Savannah Holcombe, Biological Anthropology

Savannah Holcombe analyzing scapula bones

When she first learned about forensic anthropology, Savannah Holcombe found that the field instantly resonated with her. At MSU, Holcombe followed her interests in forensic anthropology and became actively engaged in the MSU Forensic Anthropology Laboratory (MSUFAL) working with Dr. Joseph Hefner. In addition to her anthropology classes and experiences in the MSUFAL, Holcombe highly valued her coursework for her minor in African American and African Studies.

As an undergraduate research assistant, Holcombe worked with Dr. Hefner in the MSU Macromorphoscopic Laboratory on several projects. She received a College of Social Science Dean’s Assistantship to support a study that investigated sexual dimorphism in the human shoulder girdle through geometric morphometric analysis of the scapula. Holcombe’s research on quantifying sexual dimorphism in the morphology of the scapula contributes to efforts of estimating biological sex from the skeleton, which can aid in the identification of unknown human remains. Under the mentorship of Dr. Hefner and PhD student Micayla Spiros, Holcombe compared two methods of measurement to investigate which had the lowest error rates for sex estimation of the human scapula. She presented her research at the annual University Undergraduate Research and Arts Forum (UURAF) and is preparing an article for publication.

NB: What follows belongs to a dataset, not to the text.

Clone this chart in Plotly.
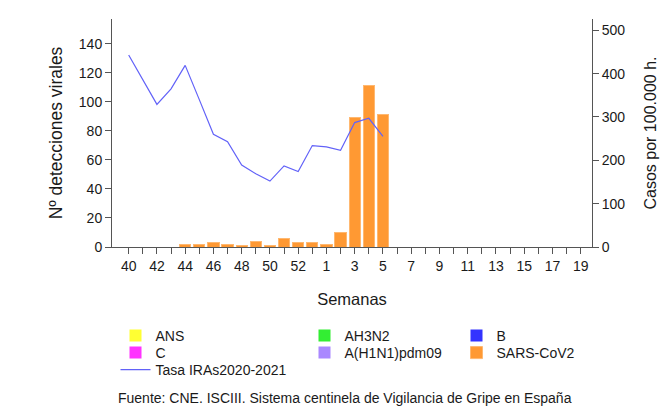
import plotly.graph_objects as go

# ---- data ----
weeks = ["40", "41", "42", "43", "44", "45", "46", "47", "48", "49", "50", "51", "52", "53",
         "1", "2", "3", "4", "5", "6", "7", "8", "9", "10", "11", "12", "13", "14", "15",
         "16", "17", "18", "19"]
labeled_weeks = ["40", "42", "44", "46", "48", "50", "52", "1", "3", "5", "7", "9", "11",
                 "13", "15", "17", "19"]

sars_cov2 = [0, 0, 0, 0, 2, 2, 3, 2, 1, 4, 1, 6, 3, 3, 2, 10, 89, 111, 91]
ans = [0] * 19
ah3n2 = [0] * 19
b_virus = [0] * 19
c_virus = [0] * 19
h1n1 = [0] * 19

tasa_iras = [443, 387, 329, 365, 419, 340, 260, 243, 189, 169, 152, 187, 174, 234,
             231, 223, 287, 297, 255]

font = "Liberation Sans, Arial, sans-serif"
ink = "#1a1a1a"
axis_col = "#555555"

# page offset (default body margin) compensated in layout
OFF = 8
W, H = 672 - OFF, 407 - OFF
L, T = 112 - OFF, 19 - OFF
R = W - (592 - OFF)
B = H - (247 - OFF)
PW, PH = W - L - R, H - T - B


def px_x(x):
    return (x - OFF - L) / PW


def px_y(y):
    return (H - B - (y - OFF)) / PH


fig = go.Figure()

bar_series = [
    ("ANS", ans, "#FFFF33", "legend"),
    ("AH3N2", ah3n2, "#33EE33", "legend2"),
    ("B", b_virus, "#3333FF", "legend3"),
    ("C", c_virus, "#FF33FF", "legend4"),
    ("A(H1N1)pdm09", h1n1, "#AA88FF", "legend5"),
]
for name, vals, col, lg in bar_series:
    fig.add_trace(go.Bar(x=weeks[:len(vals)], y=vals, name=name, marker_color=col,
                         marker_line_width=0, legend=lg, width=0.8, showlegend=True))

fig.add_trace(go.Bar(x=weeks[:len(sars_cov2)], y=sars_cov2, name="SARS-CoV2",
                     marker_color="#FF9933",
                     marker_line=dict(color="#FFB870", width=1), legend="legend6", width=0.8,
                     showlegend=True))

fig.add_trace(go.Scatter(x=weeks[:len(tasa_iras)], y=tasa_iras, name="Tasa IRAs2020-2021",
                         mode="lines", line=dict(color="#6262F8", width=1.2),
                         yaxis="y2", legend="legend7", showlegend=True))

ticktext = [w if w in labeled_weeks else "" for w in weeks]


def leg(xpx, ypx):
    return dict(orientation="v", font=dict(family=font, size=14, color=ink),
                bgcolor="rgba(0,0,0,0)",
                x=px_x(xpx), y=px_y(ypx), xanchor="left", yanchor="middle",
                itemclick=False, itemdoubleclick=False, borderwidth=0, visible=True)


fig.update_layout(
    width=W, height=H,
    showlegend=True,
    margin=dict(l=L, r=R, t=T, b=B, autoexpand=False),
    paper_bgcolor="white", plot_bgcolor="white",
    barmode="stack",
    font=dict(family=font, size=13, color=ink),
    xaxis=dict(
        type="category", categoryorder="array", categoryarray=weeks,
        range=[-1.18, 32.8], automargin=False,
        tickmode="array", tickvals=weeks, ticktext=ticktext,
        ticks="outside", ticklen=6, tickcolor=axis_col, tickwidth=1,
        showline=True, linecolor=axis_col, linewidth=1,
        showgrid=False, zeroline=False,
        tickfont=dict(family=font, size=14, color=ink),
        title=dict(text="Semanas", font=dict(family=font, size=16.5, color=ink), standoff=20),
    ),
    yaxis=dict(
        range=[0, 157], tickvals=[0, 20, 40, 60, 80, 100, 120, 140], automargin=False,
        ticks="outside", ticklen=6, tickcolor=axis_col,
        showline=True, linecolor=axis_col, linewidth=1,
        showgrid=False, zeroline=False,
        tickfont=dict(family=font, size=14, color=ink),
        title=dict(text="Nº detecciones virales", font=dict(family=font, size=17.5, color=ink),
                   standoff=11),
    ),
    yaxis2=dict(
        range=[0, 526], tickvals=[0, 100, 200, 300, 400, 500], automargin=False,
        overlaying="y", side="right",
        ticks="outside", ticklen=6, tickcolor=axis_col,
        showline=True, linecolor=axis_col, linewidth=1,
        showgrid=False, zeroline=False,
        tickfont=dict(family=font, size=14, color=ink),
        title=dict(text="Casos por 100.000 h.", font=dict(family=font, size=16, color=ink),
                   standoff=20),
    ),
    legend=leg(115.5, 336),
    legend2=leg(304.5, 336),
    legend3=leg(456.5, 336),
    legend4=leg(115.5, 353),
    legend5=leg(304.5, 353),
    legend6=leg(456.5, 353),
    legend7=leg(115.5, 370),
    annotations=[dict(
        text="Fuente: CNE. ISCIII. Sistema centinela de Vigilancia de Gripe en España",
        xref="paper", yref="paper", x=px_x(344.5), y=px_y(398),
        xanchor="center", yanchor="middle",
        showarrow=False, font=dict(family=font, size=14, color=ink))],
)

fig.write_html("out.html")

In the fall, Holcombe will begin the master’s program in Forensic and Biological Anthropology at Mercyhurst University, where she is looking forward to expanding her knowledge, gaining more hands-on experience, and delving further into her research interests. After earning her master’s degree, she intends to pursue a PhD and ultimately teach at a university while dually consulting on forensic casework.